Should High School and College Students Avoid Most Nutritional Supplements?

By Gjosefsberg @gjosefsberg

Gal’s Note – I recently posted up a page with various products that I use and received a question about supplements.  As a rule, I avoid the various “exercise” supplements because I would rather work on my body the old fashioned and natural way.  However, I received this little guest post at around the same time and thought it was very appropriate.

Should High School and College Students Avoid Most Nutritional Supplements?

Nutritional supplements are used by a large number of high school and college students, especially athletes. One of the major problems of these supplements is that the Food and Drug Administration (FDA) regulates dietary supplements as foods instead of drugs. Unfortunately, due to the Dietary Supplement Health and Education Act (DSHEA), passed in 1994, supplement manufacturers are not required to demonstrate efficacy.

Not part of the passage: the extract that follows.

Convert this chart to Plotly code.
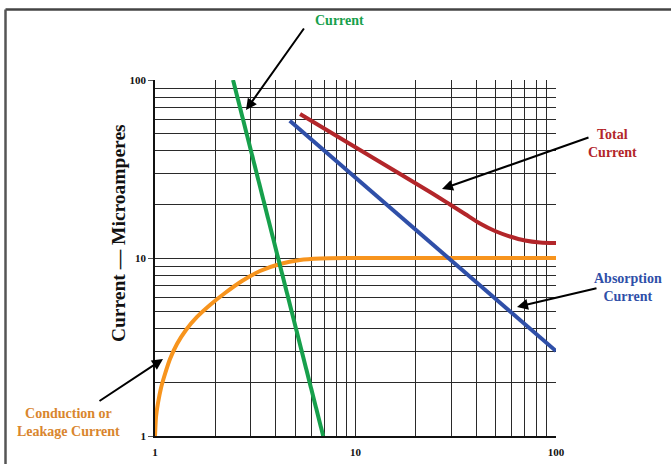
import plotly.graph_objects as go

# Time (minutes) vs. current (microamperes) for an insulation resistance test
charging_t = [2.45, 6.9]
charging_i = [100, 1]

absorption_t = [4.7, 100]
absorption_i = [59, 3.0]

leakage_t = [1.0, 1.0115, 1.035, 1.0713, 1.1216, 1.188, 1.2872, 1.4273, 1.6199, 1.8808,
             2.2347, 2.716, 3.3397, 4.2022, 5.2875, 6.6527, 8.861, 30, 100]
leakage_i = [1.0, 1.279, 1.532, 1.861, 2.23, 2.707, 3.287, 3.941, 4.663, 5.445,
             6.359, 7.427, 8.452, 9.256, 9.745, 9.935, 10.0, 10.0, 10.0]

total_t = [5.29, 12.51, 23.53, 29.6, 35.17, 41.78, 49.63, 58.97, 70.03, 83.21, 100]
total_i = [64.4, 36.0, 23.49, 19.98, 17.67, 15.63, 14.18, 13.21, 12.54, 12.22, 12.14]

decades = [1, 10, 100]
minor_vals = [m * d for d in (1, 10) for m in range(2, 10)]

GREEN = "#17a04c"
BLUE = "#2f4fa8"
ORANGE = "#f7941d"
RED = "#b3262a"
SERIF = "Liberation Serif"

fig = go.Figure()
fig.add_trace(go.Scatter(x=leakage_t, y=leakage_i, mode="lines",
                         line=dict(color=ORANGE, width=4, shape="spline", smoothing=0.6)))
fig.add_trace(go.Scatter(x=charging_t, y=charging_i, mode="lines",
                         line=dict(color=GREEN, width=4)))
fig.add_trace(go.Scatter(x=absorption_t, y=absorption_i, mode="lines",
                         line=dict(color=BLUE, width=4)))
fig.add_trace(go.Scatter(x=total_t, y=total_i, mode="lines",
                         line=dict(color=RED, width=4, shape="spline", smoothing=0.8)))

axis_common = dict(
    type="log", range=[0, 2], automargin=False,
    tickvals=decades, ticktext=[f"<b>{v}</b>" for v in decades],
    showgrid=True, gridcolor="#2a2a2a", gridwidth=1.4,
    minor=dict(tickvals=minor_vals, showgrid=True, gridcolor="#2a2a2a", gridwidth=1.4, ticks=""),
    showline=True, linecolor="#111", linewidth=1.5,
    tickfont=dict(family=SERIF, size=11, color="#111"),
    zeroline=False,
)

fig.update_layout(
    width=671, height=464,
    margin=dict(l=155, r=115, t=80, b=28),
    paper_bgcolor="white", plot_bgcolor="white",
    showlegend=False,
    xaxis=dict(**axis_common, ticks="", ticklen=0, ticklabelstandoff=5),
    yaxis=dict(**axis_common, ticks="outside", ticklen=5, tickcolor="#555"),
)


def label(text, x, y, color, size=14):
    fig.add_annotation(text=f"<b>{text}</b>", x=x, y=y, xref="paper", yref="paper",
                       showarrow=False, xanchor="center", yanchor="middle",
                       font=dict(family=SERIF, size=size, color=color))


def pointer(x, y, ax, ay):
    fig.add_annotation(text="", x=x, y=y, xref="paper", yref="paper",
                       ax=ax, ay=ay, showarrow=True, arrowhead=2, arrowsize=1.1,
                       arrowwidth=2, arrowcolor="black", standoff=0, startstandoff=0)


label("Current", 0.4613, 1.1685, GREEN)
label("Total<br>Current", 1.142, 0.823, RED)
label("Absorption<br>Current", 1.1796, 0.4185, BLUE)
label("Conduction or<br>Leakage Current", -0.2145, 0.0393, "#d9862e")

pointer(0.2269, 0.9157, 59, -83)
pointer(0.7157, 0.6938, 148, -52)
pointer(0.9027, 0.3624, 81, -19)
pointer(0.01995, 0.2163, -65, 43)

fig.add_annotation(text="<b>Current — Microamperes</b>", x=-0.0923, y=0.570,
                   xref="paper", yref="paper", showarrow=False, textangle=-90,
                   xanchor="center", yanchor="middle",
                   font=dict(family=SERIF, size=19.5, color="#111"))

# outer frame
fig.add_shape(type="line", xref="paper", yref="paper", x0=-0.3728, x1=1.3, y0=1.198, y1=1.198,
              line=dict(color="#444", width=2.5))
fig.add_shape(type="line", xref="paper", yref="paper", x0=-0.3728, x1=-0.3728, y0=1.198, y1=-0.1,
              line=dict(color="#555", width=2.5))

fig.write_html("out.html")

Consumer Reports stated that supplement manufactures can actually launch products without any testing. They just have to send the Federal Drug Administration a copy of the language on the label. Consumer Reports also states that the DSHEA makes it the responsibility of the FDA to prove that a supplement on the market isn’t safe.

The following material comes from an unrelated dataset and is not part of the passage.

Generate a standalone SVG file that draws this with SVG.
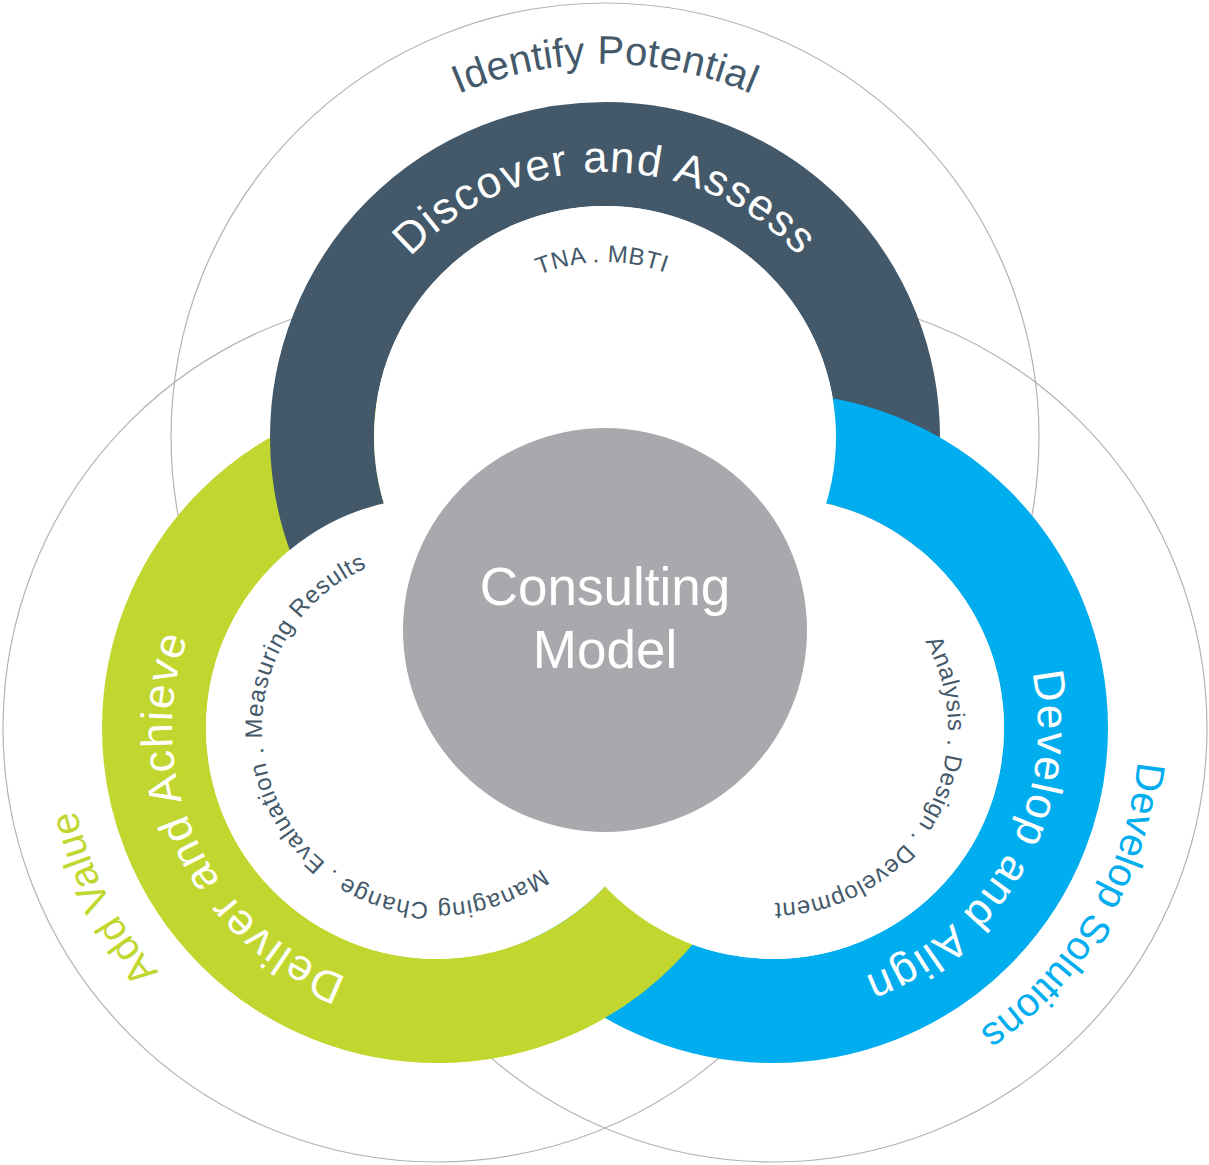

According to the UC Berkeley Wellness Center, flawed studies are vigorously cited by manufacturers of dietary supplements in support of dubious products. The Wellness Center also states studies that fail to mention the negative effects of a supplement. Supplement purveyors don’t have to guarantee that what’s in the bottle conforms to what’s placed on the label.

The American Dietetic Association suggests consumers be aware of recommendations which are taken from studies which have been published without peer review.

The University of Maryland Medical Center states that due to potential side effects and interactions with medications, dietary supplements should be taken only under the supervision of a knowledgeable healthcare provider.

The UC Berkeley Wellness Center provides the claims, purported benefits, and its own evaluation of large number of popular dietary supplements.

Protein Supplements

Erin Palinski, a personal trainer and a registered dietitian, said, “Protein, for example, is relatively safe. But some products may contain multiple sources of protein … teen athletes who get too much can excrete calcium, which could decrease bone mass. Since that’s prime time for bone building it could lead to future problems.” High levels of protein intake can also lead to kidney damage and dehydration.

Creatine

Some people claim that creatine, a supplement popular with bodybuilders athletes, increases high-intensity athletic performance. However, the American College of Sport Medicine stated creatine shouldn’t be used by people younger than 18. According to the University of Maryland Medical Center, the use of creatine can cause muscle cramps, upset stomach, diarrhea, high blood pressure, dizziness, kidney damage, and liver dysfunction. Effectiveness and safety has not been tested in people under 19.

Proprietary Mix and Matrix

Nick Karcz, a human performance specialist at Holy Family Memorial Hospital in Manitowoc, Wisconsin, said, “Be cautions of products that say proprietary mix or matrix. You don’t know how much of anything you’re getting.” Studies have found that some proprietary mixes have contained illegal steroids.

Ergogenic Nutritional Supplements

Ergogenic nutritional supplements are generally used by athletes. The McKinley Health Center, part of the University of Illinois at Urbana-Champaign, provides a list of some of the most popular supplemental ergogenic aids. The list includes their legality as well as a brief statement of their claimed action, actual research of these claims, and side effects.

If high school and college students insist on taking dietary supplements, they should at least look for supplements which have the U.S. Pharmacopoeia (USP) or National Formulary (NF) notation. They signify that the manufacturers have undergone voluntary evaluation of product strength, purity, labeling, and weight variation.

Students should discuss nutritional supplements with a health professional who is knowledgeable about nutrition and supplements. According to many doctors and nutritionists, people who eat a normal diet generally don’t need nutritional supplements, even if they vigorously exercise.

Brian Jenkins writes feature articles about careers in athletic training as well those in nutrition for BrainTrack.com.